Regression of EZ loss is an infrequent but important finding. One eye in our sample showed a clear reduction of EZ loss. Other eyes showed an overall increase of EZ loss, while smaller patches of EZ loss clearly disappeared (Figure 2).15,16 This might indicate that EZ loss does not fully reflect the integrity of the photoreceptors and therefore might be considered an “epiphenomenon.” In keeping with this idea, one might argue that visual function loss might occur even when EZ loss regression would take place. However, we are confident that our data confirm EZ loss as viable surrogate parameter for visual function. Despite using a different measure of visual function loss—change of scotoma size instead of scotoma depth, our results are in agreement with previous findings by Sallo et al, showing that EZ loss and visual function correlate well.

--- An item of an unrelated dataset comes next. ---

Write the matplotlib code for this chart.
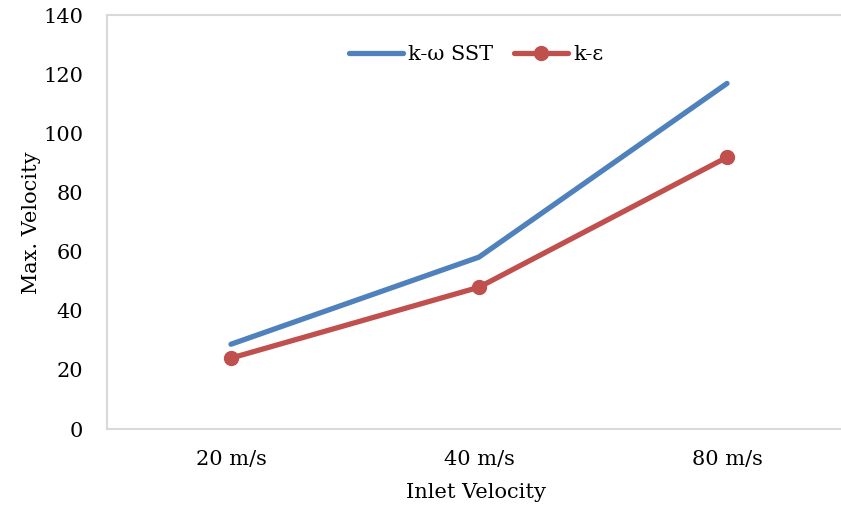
import matplotlib.pyplot as plt

categories = ['20 m/s', '40 m/s', '80 m/s']
sst_values = [28.7, 58.2, 117.0]
ke_values = [24.0, 48.0, 92.0]

plt.rcParams['font.family'] = ['DejaVu Serif']

fig = plt.figure(figsize=(8.41, 5.11), dpi=100)
ax = fig.add_axes([107 / 841, 1 - 429 / 511, 744 / 841, (429 - 15.5) / 511])

x = range(len(categories))
ax.plot(x, sst_values, color='#4F81BD', lw=3.8, solid_capstyle='round',
        label='k-\u03c9 SST')
ax.plot(x, ke_values, color='#C0504D', lw=3.8, solid_capstyle='round',
        marker='o', markersize=10, label='k-\u03b5')

ax.set_xlim(-0.5, 2.5)
ax.set_ylim(0, 140)
ax.set_yticks(range(0, 141, 20))
ax.set_xticks(list(x))
ax.set_xticklabels(categories)
ax.tick_params(axis='y', length=0, pad=17, labelsize=15)
ax.tick_params(axis='x', length=0, pad=15, labelsize=15)

for s in ['left', 'bottom', 'top']:
    ax.spines[s].set_color('#D9D9D9')
    ax.spines[s].set_linewidth(1.5)
ax.spines['right'].set_visible(False)

ax.set_ylabel('Max. Velocity', fontsize=15)
ax.yaxis.set_label_coords(-(107 - 41) / 744, 0.5)
ax.set_xlabel('Inlet Velocity', fontsize=15)
ax.xaxis.set_label_coords((476 - 107) / 744, -(483 - 429) / 413.5)

ax.legend(loc='center', bbox_to_anchor=(0.496, 0.905), ncol=2, frameon=False,
          fontsize=15, handlelength=2.6, handletextpad=0.25, columnspacing=1.0)

fig.savefig('out.png', dpi=100)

A disrupted EZ is therefore likely to represent changes or even defects in the photoreceptor layers. Reasons for a disrupted EZ might include loss of either rods or cones or a structural change within the photoreceptors altering the directionality of the light guidance which could change the optical OCT signal. However, recent studies showed that intact cone structures can be found in areas of EZ loss seen in SD-OCT.16–18 The interdigitation zone might indicate areas of photoreceptor disturbance more reliably.19 As we only tested cone function, it is unclear whether rod or cone function is more impaired in areas of EZ alteration. However, earlier studies showing more pronounced rod as compared to cone affection and a striking correlation of EZ loss with rod photoreceptor loss12,20 might hint toward more advanced rod loss in areas of impaired EZ. Rods have been imaged in vivo in only few studies, and to our knowledge, no rod imaging has been performed in patients with MacTel to date.21–25 Measuring rod density in the “MacTel” area could be informative if rods are still present. Nevertheless, an overall decrease of EZ loss occurs only in a relatively small minority of cases and the effect might be negligible. Moreover, even if SD-OCT imaging may not fully detect the presence or absence of photoreceptors (in particular rods), our results show that progression of the disease is found more reliable with SD-OCT than with microperimetry and thus appears to be the most accurate method to monitor disease progression to date.
The good correlation of EZ loss with functional loss in microperimetry suggests that EZ loss appears to be reliable and reproducible as an objective measure of disease progression. Our results indicate that EZ loss might even detect disease progression more precisely than microperimetry because smaller changes are identified. Ellipsoid zone loss may therefore be considered as potential outcome measure in investigational trials in the future.